**SET EXERCISE**
Type out the complete listing below word for word, without its pictures.

**RECORDS**
-- START --

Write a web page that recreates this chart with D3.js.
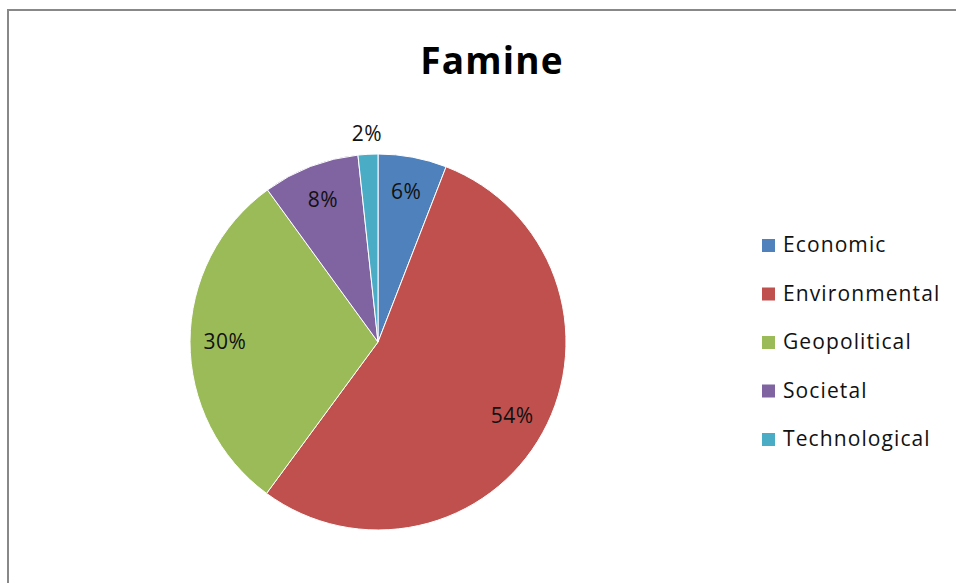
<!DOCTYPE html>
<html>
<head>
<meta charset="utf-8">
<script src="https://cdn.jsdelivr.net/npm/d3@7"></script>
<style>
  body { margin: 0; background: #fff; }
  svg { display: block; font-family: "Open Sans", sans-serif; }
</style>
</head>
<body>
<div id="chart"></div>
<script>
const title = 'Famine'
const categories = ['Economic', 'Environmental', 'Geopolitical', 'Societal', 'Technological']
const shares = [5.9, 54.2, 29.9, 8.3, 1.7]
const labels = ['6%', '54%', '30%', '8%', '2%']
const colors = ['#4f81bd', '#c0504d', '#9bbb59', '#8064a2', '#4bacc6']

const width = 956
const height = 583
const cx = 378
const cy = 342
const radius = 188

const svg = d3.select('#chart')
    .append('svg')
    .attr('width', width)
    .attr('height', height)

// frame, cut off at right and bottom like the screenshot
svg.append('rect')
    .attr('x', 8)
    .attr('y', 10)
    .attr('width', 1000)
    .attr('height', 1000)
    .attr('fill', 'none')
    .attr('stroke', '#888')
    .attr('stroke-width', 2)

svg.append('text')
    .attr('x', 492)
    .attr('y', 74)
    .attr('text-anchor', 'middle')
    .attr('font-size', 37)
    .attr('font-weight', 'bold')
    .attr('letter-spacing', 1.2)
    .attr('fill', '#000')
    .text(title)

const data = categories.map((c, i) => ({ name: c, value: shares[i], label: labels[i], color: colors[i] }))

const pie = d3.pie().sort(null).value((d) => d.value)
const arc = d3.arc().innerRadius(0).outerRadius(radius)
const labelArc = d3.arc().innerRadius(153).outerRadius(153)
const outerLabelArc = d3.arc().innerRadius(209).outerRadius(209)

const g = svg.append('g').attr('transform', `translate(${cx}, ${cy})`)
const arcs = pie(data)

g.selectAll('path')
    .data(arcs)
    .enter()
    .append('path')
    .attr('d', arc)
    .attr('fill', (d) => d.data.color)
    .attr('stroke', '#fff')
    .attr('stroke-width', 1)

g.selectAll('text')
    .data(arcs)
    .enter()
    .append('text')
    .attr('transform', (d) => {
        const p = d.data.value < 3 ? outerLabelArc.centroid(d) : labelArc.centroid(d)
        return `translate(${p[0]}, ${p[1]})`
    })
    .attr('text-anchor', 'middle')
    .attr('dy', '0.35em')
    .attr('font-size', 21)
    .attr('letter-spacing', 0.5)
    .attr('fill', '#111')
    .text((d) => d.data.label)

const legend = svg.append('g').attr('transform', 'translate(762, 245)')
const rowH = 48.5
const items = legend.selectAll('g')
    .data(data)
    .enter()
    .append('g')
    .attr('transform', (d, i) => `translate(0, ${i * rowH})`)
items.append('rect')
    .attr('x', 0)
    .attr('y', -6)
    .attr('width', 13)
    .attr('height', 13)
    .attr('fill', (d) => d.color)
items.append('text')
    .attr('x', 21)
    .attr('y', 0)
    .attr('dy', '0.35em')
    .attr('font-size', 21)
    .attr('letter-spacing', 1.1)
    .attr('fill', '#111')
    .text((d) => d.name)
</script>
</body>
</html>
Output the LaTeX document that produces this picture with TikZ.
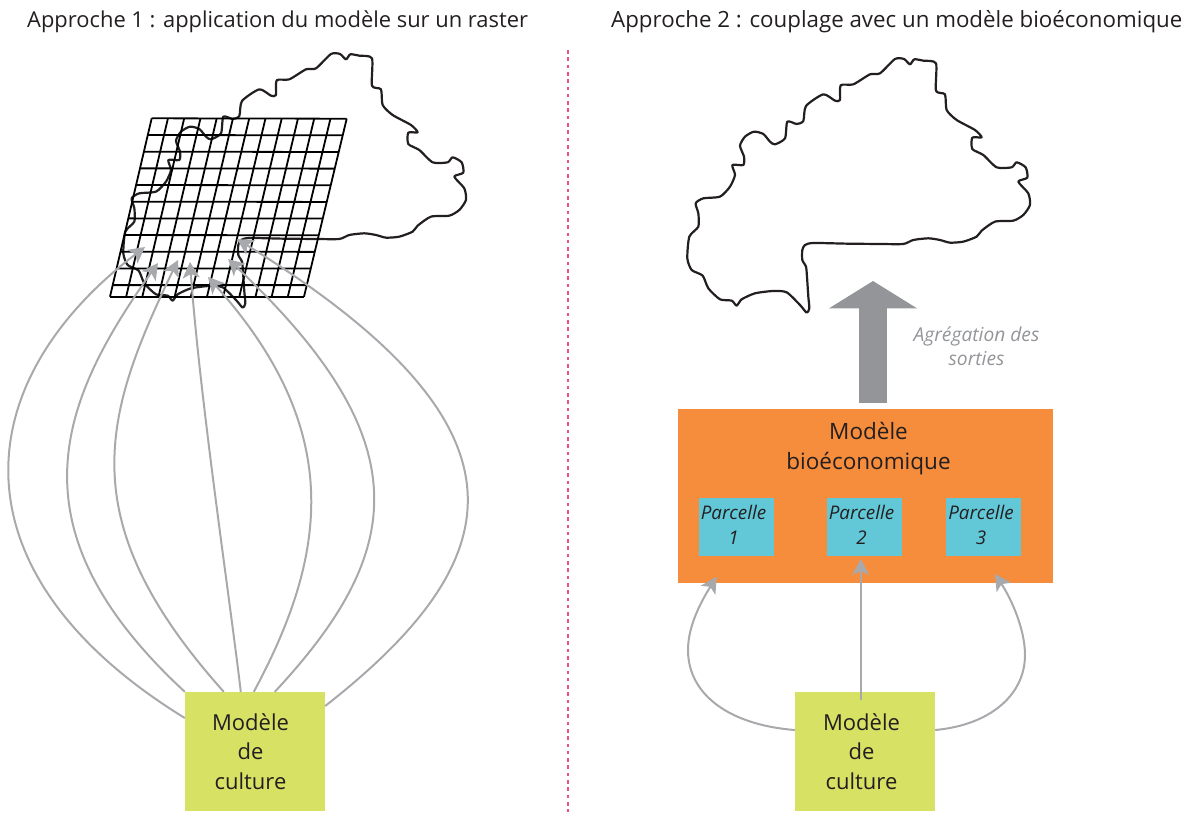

-- END --

**EXERCISE RESPONSE**
Write a web page that recreates this chart with D3.js.
<!DOCTYPE html>
<html>
<head>
<meta charset="utf-8">
<script src="https://cdn.jsdelivr.net/npm/d3@7"></script>
<style>
  body { margin: 0; background: #fff; }
  svg { display: block; font-family: "Open Sans", sans-serif; }
</style>
</head>
<body>
<div id="chart"></div>
<script>
const title = 'Famine'
const categories = ['Economic', 'Environmental', 'Geopolitical', 'Societal', 'Technological']
const shares = [5.9, 54.2, 29.9, 8.3, 1.7]
const labels = ['6%', '54%', '30%', '8%', '2%']
const colors = ['#4f81bd', '#c0504d', '#9bbb59', '#8064a2', '#4bacc6']

const width = 956
const height = 583
const cx = 378
const cy = 342
const radius = 188

const svg = d3.select('#chart')
    .append('svg')
    .attr('width', width)
    .attr('height', height)

// frame, cut off at right and bottom like the screenshot
svg.append('rect')
    .attr('x', 8)
    .attr('y', 10)
    .attr('width', 1000)
    .attr('height', 1000)
    .attr('fill', 'none')
    .attr('stroke', '#888')
    .attr('stroke-width', 2)

svg.append('text')
    .attr('x', 492)
    .attr('y', 74)
    .attr('text-anchor', 'middle')
    .attr('font-size', 37)
    .attr('font-weight', 'bold')
    .attr('letter-spacing', 1.2)
    .attr('fill', '#000')
    .text(title)

const data = categories.map((c, i) => ({ name: c, value: shares[i], label: labels[i], color: colors[i] }))

const pie = d3.pie().sort(null).value((d) => d.value)
const arc = d3.arc().innerRadius(0).outerRadius(radius)
const labelArc = d3.arc().innerRadius(153).outerRadius(153)
const outerLabelArc = d3.arc().innerRadius(209).outerRadius(209)

const g = svg.append('g').attr('transform', `translate(${cx}, ${cy})`)
const arcs = pie(data)

g.selectAll('path')
    .data(arcs)
    .enter()
    .append('path')
    .attr('d', arc)
    .attr('fill', (d) => d.data.color)
    .attr('stroke', '#fff')
    .attr('stroke-width', 1)

g.selectAll('text')
    .data(arcs)
    .enter()
    .append('text')
    .attr('transform', (d) => {
        const p = d.data.value < 3 ? outerLabelArc.centroid(d) : labelArc.centroid(d)
        return `translate(${p[0]}, ${p[1]})`
    })
    .attr('text-anchor', 'middle')
    .attr('dy', '0.35em')
    .attr('font-size', 21)
    .attr('letter-spacing', 0.5)
    .attr('fill', '#111')
    .text((d) => d.data.label)

const legend = svg.append('g').attr('transform', 'translate(762, 245)')
const rowH = 48.5
const items = legend.selectAll('g')
    .data(data)
    .enter()
    .append('g')
    .attr('transform', (d, i) => `translate(0, ${i * rowH})`)
items.append('rect')
    .attr('x', 0)
    .attr('y', -6)
    .attr('width', 13)
    .attr('height', 13)
    .attr('fill', (d) => d.color)
items.append('text')
    .attr('x', 21)
    .attr('y', 0)
    .attr('dy', '0.35em')
    .attr('font-size', 21)
    .attr('letter-spacing', 1.1)
    .attr('fill', '#111')
    .text((d) => d.name)
</script>
</body>
</html>
Output the LaTeX document that produces this picture with TikZ.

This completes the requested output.